What is a Blackout Period?
It is a period of more than three consecutive business days during which participants or beneficiaries are temporarily suspended or restricted from:
1. Directing or diversify assets credited to their accounts; 2. Obtaining loans from the plan;, or 3. Obtaining distributions from the plan
Exceptions to the Blackout Period rules.
Under ERISA 101(i), a suspension, limitation, or restriction is not considered a
blackout period if it
:
1. Occurs by reason of the application of the securities laws
2. Is a regularly scheduled suspension, limitation, or restriction which is disclosed to participants or beneficiaries;
3. Affects only the participant or alternate payee under a qualified domestic relations order.
4. a one-participant plan.
Form and Content of the Blackout Notice.
The notice must be written in a manner calculated to be understood by the average plan participant and it must include:
1. The reason or reasons for the blackout period
2. A description of the investments or other rights affected
3. The expected beginning date and length of the blackout period
4. A statement advising the participant or beneficiary to evaluate the appropriateness of their current investment decisions in light of their inability to direct or diversify assets during the blackout period; and
5. Any other requirement DOL may impose by regulation
Timing of notice
The notice must be given as soon as reasonably possible under the circumstances. In most cases the notice must be provided to affected parties no later than 30 days before the blackout period starts. However, the 30-day advance notice requirement is waived if a fiduciary can demonstrate that:
1. Delaying the blackout period would violate the exclusive purpose rule under ERISA or that the delay would be imprudent; or
2. The inability to provide notice 30 days in advance is due to events that were unforeseeable or circumstances beyond the reasonable control of the plan administrator.
Insider Trading Restrictions During Blackout Periods
This insider trading restriction applies only if the affected plan contains employer securities. Directors and executive officers are restricted from trading the employer stock held outside the plan during that blackout period.
The term "blackout" has a different meaning for these purposes than for the advance notice requirement. For purposes of this requirement, the term "blackout" means any period of more than three consecutive business days during which the ability of at least half of the participants or beneficiaries of all the defined contribution plans of the plan sponsor to purchase, sell, acquire, or transfer securities is temporarily suspended.
The term Blackout Period has a different meaning for insider trading purposes. It does not include:
1. Regularly scheduled periods during which participants are restricted from trading, as long as the period is incorporated into the plan document and timely disclosed to employees before they become participants under the plan or as a subsequent amendment; or
2. Suspensions imposed solely in connection with a corporate business merger, acquisition, divestiture, or similar transaction.
Criminal Penalties
SOA provides for increased criminal penalties. For an individual, the maximum fine is now $100,000 (increased from $5,000) and the maximum prison term is 10 years (increased from 1 year). For a corporation, the maximum fine is now $500,000 (increased from $100,000). The penalty section of SOA is effective immediately.
Civil penalties
The DOL has the authority to impose a civil penalty, not to exceed $100 per day for each failure to give each affected participant the required blackout notice on a timely basis. Therefore, if a plan administrator failed to give notice to 500 participants or beneficiaries, the maximum penalty could be $50,000 PER DAY (500X$100).

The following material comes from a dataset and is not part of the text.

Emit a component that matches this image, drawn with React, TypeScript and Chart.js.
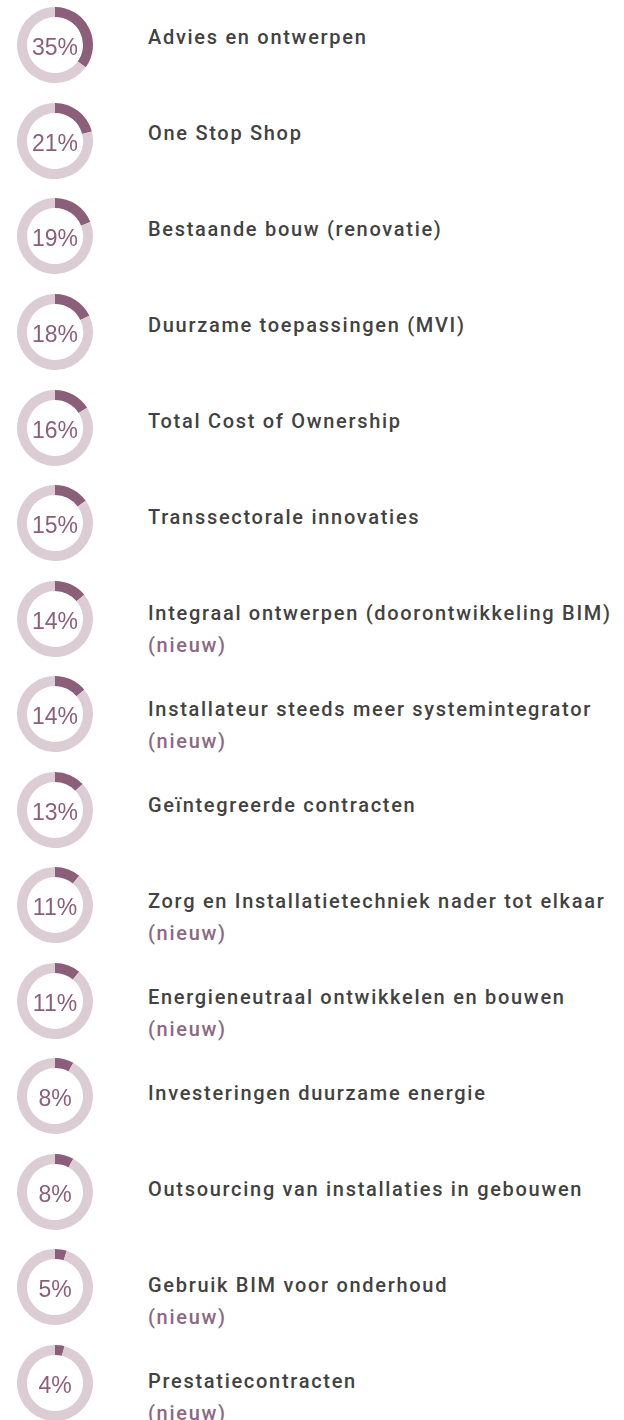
import React, { useEffect, useRef } from "react";
import { Chart, registerables } from "chart.js";

Chart.register(...registerables);

const categories: string[] = [
  "Advies en ontwerpen",
  "One Stop Shop",
  "Bestaande bouw (renovatie)",
  "Duurzame toepassingen (MVI)",
  "Total Cost of Ownership",
  "Transsectorale innovaties",
  "Integraal ontwerpen (doorontwikkeling BIM)",
  "Installateur steeds meer systemintegrator",
  "Geïntegreerde contracten",
  "Zorg en Installatietechniek nader tot elkaar",
  "Energieneutraal ontwikkelen en bouwen",
  "Investeringen duurzame energie",
  "Outsourcing van installaties in gebouwen",
  "Gebruik BIM voor onderhoud",
  "Prestatiecontracten",
];

const percentages: number[] = [35, 21, 19, 18, 16, 15, 14, 14, 13, 11, 11, 8, 8, 5, 4];

const isNew: boolean[] = [
  false, false, false, false, false, false, true, true, false, true, true, false, false, true, true,
];

const newTag = "(nieuw)";

const DARK = "#8b5e79";
const LIGHT = "#dccdd5";
const PCT_COLOR = "#8b5e79";
const LABEL_COLOR = "#424242";
const NEW_COLOR = "#8d6783";

function Donut({ value, index }: { value: number; index: number }) {
  const ref = useRef<HTMLCanvasElement | null>(null);
  useEffect(() => {
    if (!ref.current) return;
    const centerText = {
      id: "centerText" + index,
      afterDraw(chart: any) {
        const arc = chart.getDatasetMeta(0).data[0];
        if (!arc) return;
        const ctx = chart.ctx;
        ctx.save();
        ctx.fillStyle = PCT_COLOR;
        ctx.font = '23px "Liberation Sans", Arial, sans-serif';
        ctx.textAlign = "center";
        ctx.textBaseline = "alphabetic";
        ctx.fillText(value + "%", arc.x, arc.y + 9.5);
        ctx.restore();
      },
    };
    const chart = new Chart(ref.current, {
      type: "doughnut",
      data: {
        labels: ["value", "rest"],
        datasets: [
          {
            data: [value, 100 - value],
            backgroundColor: [DARK, LIGHT],
            borderWidth: 0,
          },
        ],
      },
      options: {
        responsive: false,
        animation: false,
        cutout: "73.7%",
        events: [],
        layout: { padding: 0 },
        plugins: {
          legend: { display: false },
          tooltip: { enabled: false },
        },
      },
      plugins: [centerText],
    });
    return () => chart.destroy();
  }, [value, index]);
  return (
    <canvas
      ref={ref}
      width={76}
      height={76}
      style={{
        position: "absolute",
        left: 16.5,
        top: -13.85 - 0.45 * index,
        width: 76,
        height: 76,
      }}
    />
  );
}

export default function App() {
  return (
    <div
      style={{
        position: "absolute",
        left: 0,
        top: 0,
        width: 624,
        paddingTop: 21.15,
        fontFamily: "Roboto, sans-serif",
      }}
    >
      {categories.map((cat, i) => (
        <div key={i} style={{ position: "relative", height: 96 }}>
          <Donut value={percentages[i]} index={i} />
          <div
            style={{
              position: "absolute",
              left: 148,
              top: 0,
              fontSize: 20,
              fontWeight: 500,
              lineHeight: "32px",
              letterSpacing: "1.7px",
              whiteSpace: "nowrap",
              color: LABEL_COLOR,
            }}
          >
            <div>{cat}</div>
            {isNew[i] && <div style={{ color: NEW_COLOR }}>{newTag}</div>}
          </div>
        </div>
      ))}
    </div>
  );
}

The following was added 10/22/2002:
The new regulations add requirements that were not in the Sarbanes-Oxley Act of 2002 (SAO). For instance, the name, address and telephone number of the individual responsible for answering questions concerning the blackout period must be included in the notice to participants. Additionally, if 30 days advance notice is not furnished to participants, the plan administrator must provide a written explanation as to why the plan was unable to furnish notice within the 30-day limit.
SAO requires a 30-day notice before the start of the blackout period. The regulations expand this requirement in two ways. First, the 30-day begins on the last date on which participants are affected. Second, the notice can't be provided more than 60 days prior to the blackout period.
These interim regulations provide a model notice. This is just a sample notice, the plan my use any notice as long as it meets the requirements of the interim regulations. The notice may be delivered by US Mail, private delivery services or by electronic delivery. If mailed by first class mail, the notice is treated as given on the date of mailing. If provided through a private delivery service, the notice is treated as given when it is received. If provided by electronic delivery, the notice is treated as given on the date of the electronic transmission.
There are exceptions to the 30-day rule. If the exceptions are used, the plan administrator must give notice "as soon as reasonably possible" under the circumstances.
The regulations provide for three exceptions to the 30-day rule:
(1)) Delay of the blackout period would violate the exclusive purpose rule or the prudence rule under ERISA;
(2) The blackout period commences due to events that were unforeseeable or circumstances that were beyond the control of the plan administrator; or
(3) The blackout period applies in connection with a merger, acquisition, divestiture, or similar transaction involving the plan or plan sponsor, and occurs solely in connection with becoming or ceasing to be a participant or beneficiary under the plan by reason of such merger, acquisition, divestiture, or similar transaction.
The law provides for a civil penalty up to $100 per day for non-compliance with the blackout notice requirements. What's more, the plan administrator is the person liable for penalties. This means that the penalty can't be paid with plan assets.
The potential liability is significant. Each failure to notify each participant or beneficiary is treated as a separate violation. For example, if there are 100 affected participants for 5 days, the maximum penalty is $100 x 5 (days) x 100 (participants) = $50,000.
Under SAO the new rules are effective January 26, 2003. However, for blackout periods commencing between January 26 and February 25, 2003, plan administrators must furnish notice "as soon as reasonably possible" instead of at least 30 days before the blackout period begins.